Computing global memory coalescing using nvprof events


I have been playing around with Coalesced memory the last couple of days. I am trying to implement the CUDA OffsetCopy kernel from the Best Practice guide and using the nvprof events to compute if my access pattern is coalesced.
From Paulius’ talk at GTC (GPU Performance Analysis and Optimization) he states that a good coalesced access pattern for doubles should result in a ratio of 2 in the following equation

(l1_global_load_miss + l1_global_load_hit)/gld_requested = 2 (if using double and access is coalesced)

This is also stated in a lot of CUDA documentation.
A different number should mean that the access is not optimal. So for the simple OffsetCopy test from the programming guide when setting the offset to zero the above ratio should be 2 (as I understand the lecture and docs).

I have shared my own version of the kernel at my github account:

The copy kernel:
global void cuLoadStoreElement(real *M_in, real *M_out, int StoreMat, int offset) {

int tx = threadIdx.x; int ty = threadIdx.y;
int bx = blockIdx.x; int by = blockIdx.y;

int Ix = bx * blockDim.x + tx;

// Create linear index
int Iin = Ix + offset;
int Iout = Ix + offset;

// Load value from global and store it
M_out[Iout] = M_in[Iin];

When I run a 1D test (i.e. a linear array of lenght 4096 elements) with a zero offset, 128 threads pr. block and 1 blocks pr. grid the following results are reported by nvprof using the command line: nvprof --devices 0 --profile-from-start-off --events **** main

l1_global_load_miss 28
l1_global_load_hit 0
gld_requested 4
ratio (28 + 0)/4 = 7.0 (Which I have computed)

Here I am only profiling the copy kernel and nothing else.
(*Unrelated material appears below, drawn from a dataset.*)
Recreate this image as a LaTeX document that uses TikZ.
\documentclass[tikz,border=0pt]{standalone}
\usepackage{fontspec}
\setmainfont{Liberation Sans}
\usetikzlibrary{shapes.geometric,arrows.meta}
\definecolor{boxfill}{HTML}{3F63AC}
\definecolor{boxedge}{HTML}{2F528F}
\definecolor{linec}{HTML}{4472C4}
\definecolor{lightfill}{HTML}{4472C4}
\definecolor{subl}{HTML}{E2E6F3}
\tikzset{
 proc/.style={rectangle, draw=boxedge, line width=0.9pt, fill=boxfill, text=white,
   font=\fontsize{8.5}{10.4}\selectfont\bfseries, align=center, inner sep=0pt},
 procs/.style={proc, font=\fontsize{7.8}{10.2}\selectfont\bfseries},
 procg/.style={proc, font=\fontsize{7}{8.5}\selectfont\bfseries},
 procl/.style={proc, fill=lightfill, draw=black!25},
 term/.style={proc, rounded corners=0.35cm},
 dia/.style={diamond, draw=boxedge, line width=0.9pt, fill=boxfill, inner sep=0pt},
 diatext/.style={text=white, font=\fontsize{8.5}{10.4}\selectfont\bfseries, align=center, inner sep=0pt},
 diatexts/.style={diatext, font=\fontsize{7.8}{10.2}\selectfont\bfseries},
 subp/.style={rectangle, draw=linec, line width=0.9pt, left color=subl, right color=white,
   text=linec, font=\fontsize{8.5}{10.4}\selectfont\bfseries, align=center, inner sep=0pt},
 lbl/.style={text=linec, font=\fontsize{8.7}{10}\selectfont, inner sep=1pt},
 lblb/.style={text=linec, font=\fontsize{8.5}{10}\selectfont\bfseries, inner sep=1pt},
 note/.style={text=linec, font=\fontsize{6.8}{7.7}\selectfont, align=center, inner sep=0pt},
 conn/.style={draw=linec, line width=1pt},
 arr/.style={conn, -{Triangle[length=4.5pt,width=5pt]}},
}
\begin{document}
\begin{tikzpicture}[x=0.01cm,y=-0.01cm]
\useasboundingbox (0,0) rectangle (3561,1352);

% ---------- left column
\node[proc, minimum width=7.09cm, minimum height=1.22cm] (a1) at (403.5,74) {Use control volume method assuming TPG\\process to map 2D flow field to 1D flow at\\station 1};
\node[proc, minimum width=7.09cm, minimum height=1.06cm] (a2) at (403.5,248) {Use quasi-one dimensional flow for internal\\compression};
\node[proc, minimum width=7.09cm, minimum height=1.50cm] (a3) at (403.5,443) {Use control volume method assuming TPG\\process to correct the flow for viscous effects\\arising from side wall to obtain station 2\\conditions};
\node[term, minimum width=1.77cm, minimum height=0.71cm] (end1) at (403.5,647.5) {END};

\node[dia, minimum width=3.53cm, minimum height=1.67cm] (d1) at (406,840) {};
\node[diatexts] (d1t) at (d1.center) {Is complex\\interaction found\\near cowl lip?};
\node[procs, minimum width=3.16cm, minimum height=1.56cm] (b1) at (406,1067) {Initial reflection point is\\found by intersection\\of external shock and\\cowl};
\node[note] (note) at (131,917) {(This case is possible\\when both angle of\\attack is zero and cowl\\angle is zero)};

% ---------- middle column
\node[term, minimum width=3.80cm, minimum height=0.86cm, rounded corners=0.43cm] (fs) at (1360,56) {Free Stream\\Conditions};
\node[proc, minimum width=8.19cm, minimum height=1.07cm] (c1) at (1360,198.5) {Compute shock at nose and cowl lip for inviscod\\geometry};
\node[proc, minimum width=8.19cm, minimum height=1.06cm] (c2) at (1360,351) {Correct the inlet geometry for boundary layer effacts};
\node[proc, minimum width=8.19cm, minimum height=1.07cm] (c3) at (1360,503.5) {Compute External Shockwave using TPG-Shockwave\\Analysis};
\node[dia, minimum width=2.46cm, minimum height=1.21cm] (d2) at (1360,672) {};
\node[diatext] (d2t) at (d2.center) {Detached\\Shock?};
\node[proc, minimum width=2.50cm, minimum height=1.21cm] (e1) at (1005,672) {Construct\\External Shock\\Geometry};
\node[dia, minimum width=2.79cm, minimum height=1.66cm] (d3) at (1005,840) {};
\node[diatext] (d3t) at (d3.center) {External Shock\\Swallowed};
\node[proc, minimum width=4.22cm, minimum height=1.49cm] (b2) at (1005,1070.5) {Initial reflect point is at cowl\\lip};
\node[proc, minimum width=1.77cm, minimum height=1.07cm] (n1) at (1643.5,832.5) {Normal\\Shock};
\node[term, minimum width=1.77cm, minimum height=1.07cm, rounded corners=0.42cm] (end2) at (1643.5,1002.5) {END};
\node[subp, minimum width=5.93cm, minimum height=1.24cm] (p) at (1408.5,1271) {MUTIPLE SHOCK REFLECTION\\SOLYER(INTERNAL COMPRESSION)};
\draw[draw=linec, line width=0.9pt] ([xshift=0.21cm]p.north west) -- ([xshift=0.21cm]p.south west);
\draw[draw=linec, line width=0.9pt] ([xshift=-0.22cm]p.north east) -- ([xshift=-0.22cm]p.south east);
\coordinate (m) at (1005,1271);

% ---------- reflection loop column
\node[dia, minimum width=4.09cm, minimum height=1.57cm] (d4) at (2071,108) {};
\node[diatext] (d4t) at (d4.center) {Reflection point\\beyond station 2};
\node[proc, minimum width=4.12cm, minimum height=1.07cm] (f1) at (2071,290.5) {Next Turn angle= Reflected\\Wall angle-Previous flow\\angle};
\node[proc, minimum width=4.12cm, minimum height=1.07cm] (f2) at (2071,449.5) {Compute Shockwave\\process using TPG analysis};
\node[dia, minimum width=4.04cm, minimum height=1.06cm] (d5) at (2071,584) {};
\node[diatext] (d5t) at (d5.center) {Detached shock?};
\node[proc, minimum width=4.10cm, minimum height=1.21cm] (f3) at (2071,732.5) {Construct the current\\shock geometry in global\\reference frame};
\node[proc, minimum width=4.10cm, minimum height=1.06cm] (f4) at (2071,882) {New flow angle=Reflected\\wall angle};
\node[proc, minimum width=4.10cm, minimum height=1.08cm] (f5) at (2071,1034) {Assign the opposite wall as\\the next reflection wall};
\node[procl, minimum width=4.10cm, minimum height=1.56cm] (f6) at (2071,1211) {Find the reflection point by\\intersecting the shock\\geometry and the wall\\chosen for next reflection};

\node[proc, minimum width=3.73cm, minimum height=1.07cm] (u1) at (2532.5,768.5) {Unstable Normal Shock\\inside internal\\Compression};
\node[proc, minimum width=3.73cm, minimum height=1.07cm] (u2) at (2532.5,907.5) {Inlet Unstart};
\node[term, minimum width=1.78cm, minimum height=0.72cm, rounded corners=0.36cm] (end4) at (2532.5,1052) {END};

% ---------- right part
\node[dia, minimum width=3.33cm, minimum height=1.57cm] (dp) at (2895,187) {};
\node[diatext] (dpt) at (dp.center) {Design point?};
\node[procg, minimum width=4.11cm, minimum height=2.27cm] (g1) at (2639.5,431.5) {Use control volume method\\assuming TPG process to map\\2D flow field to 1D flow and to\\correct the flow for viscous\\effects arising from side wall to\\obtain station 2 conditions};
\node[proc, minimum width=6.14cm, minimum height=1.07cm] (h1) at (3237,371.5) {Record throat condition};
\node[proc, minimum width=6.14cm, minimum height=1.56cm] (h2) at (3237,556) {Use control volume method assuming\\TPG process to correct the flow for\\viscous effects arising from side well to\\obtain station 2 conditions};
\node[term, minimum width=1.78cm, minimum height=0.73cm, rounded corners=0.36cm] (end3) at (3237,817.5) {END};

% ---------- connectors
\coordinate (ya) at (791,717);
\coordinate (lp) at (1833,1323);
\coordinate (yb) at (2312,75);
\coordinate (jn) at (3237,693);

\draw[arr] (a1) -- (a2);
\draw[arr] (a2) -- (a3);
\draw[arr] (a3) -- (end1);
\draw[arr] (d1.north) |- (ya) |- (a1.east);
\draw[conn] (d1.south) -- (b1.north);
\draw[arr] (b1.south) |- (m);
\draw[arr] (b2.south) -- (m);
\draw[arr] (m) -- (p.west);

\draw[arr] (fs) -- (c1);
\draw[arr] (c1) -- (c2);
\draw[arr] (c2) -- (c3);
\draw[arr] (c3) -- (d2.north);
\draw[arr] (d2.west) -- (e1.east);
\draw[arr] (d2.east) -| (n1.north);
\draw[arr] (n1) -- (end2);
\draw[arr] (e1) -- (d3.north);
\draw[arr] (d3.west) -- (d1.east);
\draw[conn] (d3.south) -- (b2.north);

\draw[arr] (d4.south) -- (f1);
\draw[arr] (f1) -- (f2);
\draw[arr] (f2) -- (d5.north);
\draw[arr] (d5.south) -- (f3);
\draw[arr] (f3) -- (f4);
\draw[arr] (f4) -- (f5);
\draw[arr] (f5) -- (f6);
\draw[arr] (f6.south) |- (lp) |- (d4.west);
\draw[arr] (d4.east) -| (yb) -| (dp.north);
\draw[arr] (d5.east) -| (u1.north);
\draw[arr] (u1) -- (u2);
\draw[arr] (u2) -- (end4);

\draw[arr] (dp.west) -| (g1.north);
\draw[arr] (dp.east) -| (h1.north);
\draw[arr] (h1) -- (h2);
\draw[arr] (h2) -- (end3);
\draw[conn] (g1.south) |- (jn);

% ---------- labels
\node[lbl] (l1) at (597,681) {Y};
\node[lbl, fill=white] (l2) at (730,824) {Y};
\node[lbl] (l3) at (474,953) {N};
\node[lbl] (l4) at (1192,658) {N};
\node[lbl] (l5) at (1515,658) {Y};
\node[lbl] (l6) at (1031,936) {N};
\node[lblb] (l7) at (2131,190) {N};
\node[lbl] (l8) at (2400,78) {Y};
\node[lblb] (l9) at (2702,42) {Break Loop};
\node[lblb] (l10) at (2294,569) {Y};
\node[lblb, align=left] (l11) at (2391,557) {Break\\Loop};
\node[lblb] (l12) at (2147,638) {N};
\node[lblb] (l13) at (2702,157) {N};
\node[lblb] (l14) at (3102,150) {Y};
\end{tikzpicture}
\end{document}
So I have 128 threads pr. block resulting in four warps of 32 threads each requesting to transfer 8 byte resulting in a total transfer of 1024 byte or 8 cache lines (when a cache line is 128 byte on the M2070 I use). I expect a zero hit rate because there should be no reuse of values and therefore nothing to cache (which is also what I get).

My question: I expect to transfer 8 cache lines from four warps each giving one gld_request (giving a 2 ratio) but this is not what the profiler is telling me. Am I understanding the events wrong or why is more data being transferred then the theory dictates? Is this a too literal test of the theory and how accurate it he ratio then to access pattern?
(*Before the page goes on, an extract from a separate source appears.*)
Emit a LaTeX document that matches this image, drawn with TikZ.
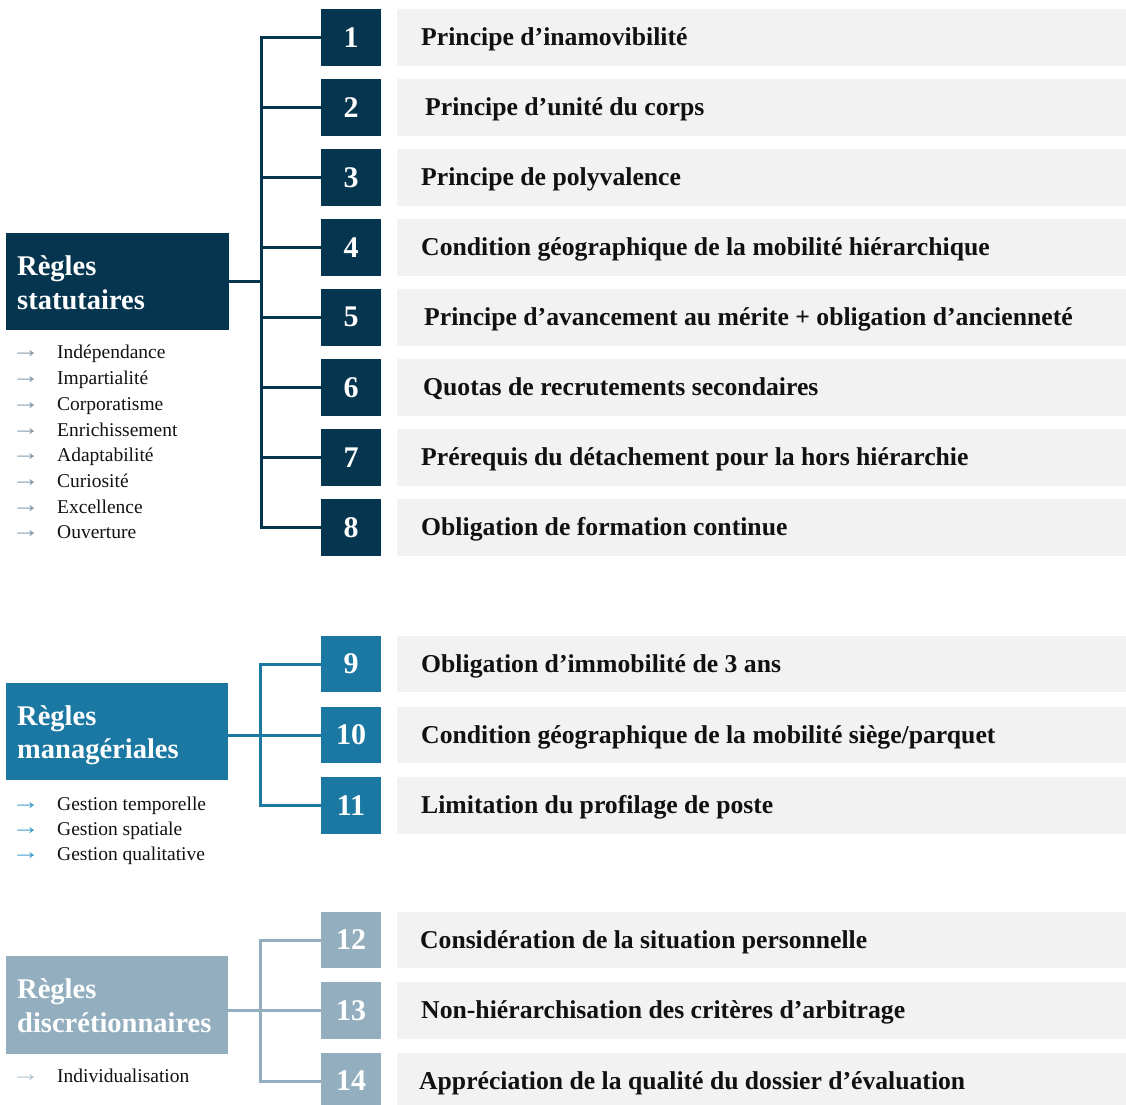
\documentclass[tikz,border=0pt]{standalone}
\usepackage{fontspec}
\setmainfont{Liberation Serif}
\usepackage{graphicx}
\definecolor{cA}{HTML}{06354F}
\definecolor{cB}{HTML}{1B78A2}
\definecolor{cC}{HTML}{92AEBF}
\definecolor{aA}{HTML}{7D96A9}
\definecolor{aB}{HTML}{3A9BCB}
\definecolor{aC}{HTML}{AEC3CF}
\definecolor{barg}{HTML}{F2F2F2}
\definecolor{txt}{HTML}{111111}
\newcommand\mkrow[5]{%
  \node[numbox, fill=#3] (n#1) at (351,#2) {\raisebox{-2pt}{#1}};
  \node[barbox] (b#1) at (761.5,#2) {};
  \node[bartext] (t#1) at (#4,#2+8) {#5};
}
\newcommand\mkitem[5]{%
  \node[arr, text=#3] (a#1) at (11.5,#2) {\raisebox{1pt}{\scalebox{1.45}[1.2]{→}}};
  \node[item] (i#1) at (57,#2) {#4};
}
\begin{document}
\begin{tikzpicture}[x=1pt,y=-1pt,
  numbox/.style={minimum width=60pt, minimum height=56.5pt, inner sep=0pt, text=white, font=\bfseries\fontsize{30}{36}\selectfont},
  barbox/.style={fill=barg, minimum width=729pt, minimum height=56.5pt, inner sep=0pt},
  bartext/.style={anchor=base west, inner sep=0pt, text=txt, font=\bfseries\fontsize{25.7}{30}\selectfont},
  grpbox/.style={inner sep=0pt, minimum height=97pt},
  grptext/.style={anchor=base west, inner sep=0pt, text=white, font=\bfseries\fontsize{28.5}{34}\selectfont},
  arr/.style={anchor=base west, inner sep=0pt, font=\fontsize{19.5}{24}\selectfont},
  item/.style={anchor=base west, inner sep=0pt, text=txt, font=\fontsize{19.5}{24}\selectfont},
  conn/.style={line width=3pt, line join=miter},
]
\useasboundingbox (0,0) rectangle (1126,1104);
\clip (0,0) rectangle (1126,1104);

% ---------- group 1 ----------
\node[grpbox, fill=cA, minimum width=223pt] (L1) at (117.5,281.5) {};
\node[grptext] (g1a) at (17,275) {Règles};
\node[grptext] (g1b) at (17,309) {statutaires};

\mkrow{1}{37.25}{cA}{421}{Principe d’inamovibilité}
\mkrow{2}{107.25}{cA}{425}{Principe d’unité du corps}
\mkrow{3}{177.25}{cA}{421}{Principe de polyvalence}
\mkrow{4}{247.25}{cA}{421}{Condition géographique de la mobilité hiérarchique}
\mkrow{5}{317.25}{cA}{424}{Principe d’avancement au mérite + obligation d’ancienneté}
\mkrow{6}{387.25}{cA}{423}{Quotas de recrutements secondaires}
\mkrow{7}{457.25}{cA}{421}{Prérequis du détachement pour la hors hiérarchie}
\mkrow{8}{527.25}{cA}{421}{Obligation de formation continue}

\coordinate (s1) at (261,0);
\draw[conn, cA] (n1.west) -- (n1.west -| s1) -- (n8.west -| s1) -- (n8.west);
\foreach \k in {2,...,7} \draw[conn, cA] (n\k.west) -- (n\k.west -| s1);
\draw[conn, cA] (L1.east) -- (L1.east -| s1);

\mkitem{1}{358}{aA}{Indépendance}{}
\mkitem{2}{384}{aA}{Impartialité}{}
\mkitem{3}{410}{aA}{Corporatisme}{}
\mkitem{4}{436}{aA}{Enrichissement}{}
\mkitem{5}{461.5}{aA}{Adaptabilité}{}
\mkitem{6}{487}{aA}{Curiosité}{}
\mkitem{7}{513}{aA}{Excellence}{}
\mkitem{8}{538.5}{aA}{Ouverture}{}

% ---------- group 2 ----------
\node[grpbox, fill=cB, minimum width=222pt] (L2) at (117,731.5) {};
\node[grptext] (g2a) at (17,725) {Règles};
\node[grptext] (g2b) at (17,758) {managériales};

\mkrow{9}{664}{cB}{421}{Obligation d’immobilité de 3 ans}
\mkrow{10}{735}{cB}{421}{Condition géographique de la mobilité siège/parquet}
\mkrow{11}{805.5}{cB}{421}{Limitation du profilage de poste}

\coordinate (s2) at (260,0);
\draw[conn, cB] (n9.west) -- (n9.west -| s2) -- (n11.west -| s2) -- (n11.west);
\draw[conn, cB] (n10.west) -- (n10.west -| L2.east);

\mkitem{9}{810}{aB}{Gestion temporelle}{}
\mkitem{10}{835}{aB}{Gestion spatiale}{}
\mkitem{11}{860}{aB}{Gestion qualitative}{}

% ---------- group 3 ----------
\node[grpbox, fill=cC, minimum width=222pt, minimum height=98pt] (L3) at (117,1005) {};
\node[grptext] (g3a) at (17,998) {Règles};
\node[grptext] (g3b) at (17,1032) {discrétionnaires};

\mkrow{12}{940}{cC}{420}{\resizebox{447pt}{\height}{Considération de la situation personnelle}}
\mkrow{13}{1010.5}{cC}{421}{\resizebox{484pt}{\height}{Non-hiérarchisation des critères d’arbitrage}}
\mkrow{14}{1081}{cC}{419}{\resizebox{546pt}{\height}{Appréciation de la qualité du dossier d’évaluation}}

\coordinate (s3) at (260,0);
\draw[conn, cC] (n12.west) -- (n12.west -| s3) -- (n14.west -| s3) -- (n14.west);
\draw[conn, cC] (n13.west) -- (n13.west -| L3.east);

\mkitem{12}{1082}{aC}{Individualisation}{}
\end{tikzpicture}
\end{document}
Note: If I run my code through NVVP with a zero offset I am told there is no problems with the kernel (and getting the same numbers as with nvprof) but if I change the offset to 1, NVVP will tell me that the memory is not coalesced. So NVVP is doing the right thing but how does the profiler figure out that the memory is not coalesced? It should compute the same ratio of 7.0 as I get with nvprof.

I had some time today to look a bit more into the problem and if you extend the test from copying only 8 cache lines (Using 128 threads in 4 warps) to launching 1000 blocks pr. grid of 128 threads pr. blocks the ratio changes to

Global load request: 4000
L1 Hit: 0 L1 Miss: 8148
Actual loads: 8148 L1 hit rate 0%
Ratio: 2.03

Which is now much closer to the “perfect” ratio of 2 for doubles.

It seems that the GPU is not able to give accurate profiling events if working on very small problems (only a couple of cache lines) but the method will work when running several thousand cache lines.